Antoni ripped Bunch for deceiving readers into believing that anything other than the inflation crisis was responsible for the spike in poverty:
[…]Center for Freedom and Prosperity President Dan Mitchell pointed MRC Business to three analyses he conducted illustrating why Biden’s “per-child handouts” Bunch haphazardly celebrated were a textbook case of government stupidity, not benevolence. “The bottom line is that the United States already has a big problem with government dependency. Per-child handouts will make a bad situation even worse,” Mitchell wrote in a June 27, 2021 blog post. Mitchell also directed MRC Business to an X post by American Enterprise Institute Center on Opportunity and Social Mobility Director Scott Winship<, who directly addressed the propaganda Bunch was pushing: “You’d be wrong if you think the expiration of the expanded CTC was the most important factor in raising SPM child poverty or if you think child poverty would have fallen had it not expired.”
The Center for Freedom and Prosperity is also a right-wing group, which Vazquez failed to disclose. He also included a quot from the Wall Street Journal editorial board, which of course is also right-wing — and whose political slant went undisclosed.
Tom Olohan touted another right-wing economist repeating right-wing talking points in an Oct. 30 post:
Economist Stephen Moore pointed out Monday that despite government subsidies and companies pushing electric vehicles (EVs), Americans are rejecting them.
Moore told Fox Business anchor Stuart Varney on the Oct. 30 edition of Varney & Co. that extremely generous federal and state subsidies for electric cars have not been enough to push Americans towards them, simply because “car buyers do not want” electric vehicles. After mentioning that only 10% of cars being sold “off of lots” are electric vehicles, Moore said, “I’ve talked to dealers around the country, auto dealers, and they are telling me they have lots full of EVs, Stuart, and people come in and they say, ‘Wait a minute, I want to buy a gas car where are they?’ ‘Oh we don’t have many of those, but are you interested in this EV over here?’ And people say, ‘No, I don’t want it.’”
As usual, Olohan didn’t disclose Moore’s partisan bias. Instead, he hyped how Moore used a separate column to “compare[] the present push to electric vehicles to the disastrous launch of the Ford Edsel Sedan.” Olohan didn’t bother fact-check Moore, otherwise he would have known Moore got basic facts wrong, starting with the name “Ford Edsel sedan.” In fact, Edsel was a separate nameplate Ford tried to launch in the late 1950s; there was never anything called a “Ford Edsel,” and the nameplate offered a full range of vehicles, not just sedans. In the column Olohan referenced, Moore falsely claimed only 10,000 Edsels were sold; in fact, about 116,000 were sold over the three years the nameplate existed. Moore also blamed Edsel’s failure on company executives not “bother[ing] to ask car buyers what THEY thought of the new car”; more prominent factors include the fact that the cars were overhyped prior to launch, Edsel’s place in Ford’s brand hierarchy was not well defined, and the brand was introduced during a recession at a time the U.S. auto market was undergoing a brand shakeout.

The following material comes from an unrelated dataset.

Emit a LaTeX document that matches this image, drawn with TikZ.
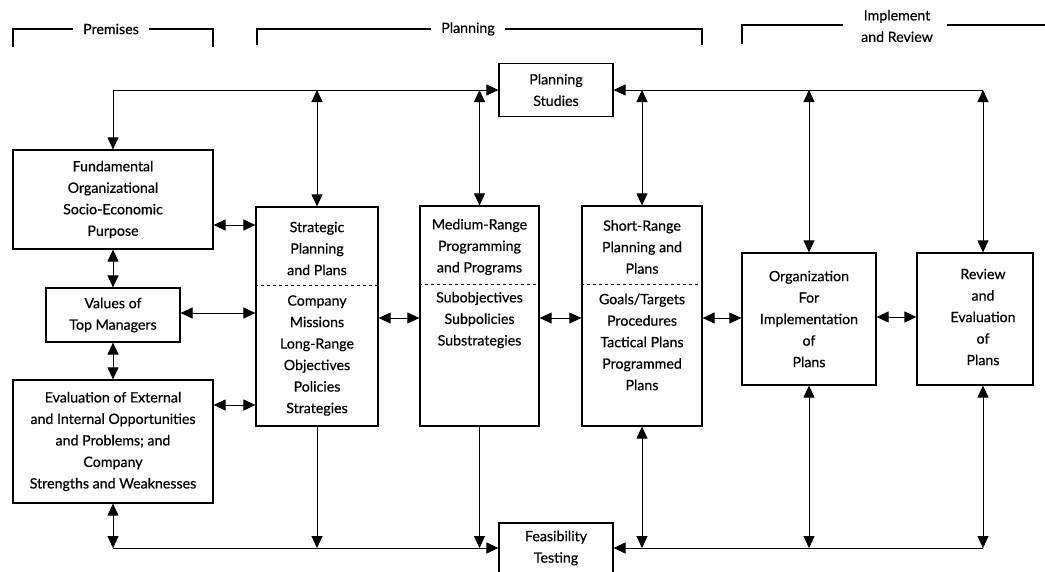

Vazquez trotted out Antoni again in a Dec. 13 post for more recitation of talking points:
There seems to be no end in sight for the media gaslighting on President Joe Biden’s abysmal economy. One economist has had it.
Business Insider had the audacity to publish an asinine piece of economic propaganda Dec. 3 that reeked of a public relations stunt by Biden’s press team: “After 3 years of pain, America has finally achieved economic nirvana.” The author, Renaissance Macro Research Head of Economics Neil Dutta, celebrated how supposedly “[t]he signs of a well-balanced economy are everywhere.” He continued: “Current economic data is consistent with a soft landing for the economy — a situation in which inflation cools without causing a recession or sudden spike in unemployment.”
But Heritage Foundation Public Finance Economist EJ Antoni laid waste to Dutta’s argument in an exclusive interview with MRC Business: “Articles like that can only be written by those who are woefully ignorant of the data at every level.”
Antoni was right on target.
“The most obvious example” of Dutta’s illusory “nirvana” was “the slowdown in inflation,” cherry-picking how core consumer prices — which excludes food and energy — allegedly rose at “an annualized rate of 2.8 percent since June.” Of course, nowhere did Dutta mention that prices are still up 17.6 percent since Biden took office.
It’s ironic that Vazquez called Dutta’s piece “economic propaganda” — even though he and Antoni are being paid to push their own economic propaganda that is deliberately designed to hurt President Biden’s chances of re-election.
In none of these posts were the targets of the MRC and its favored economists given an opportunity to respond to their criticism.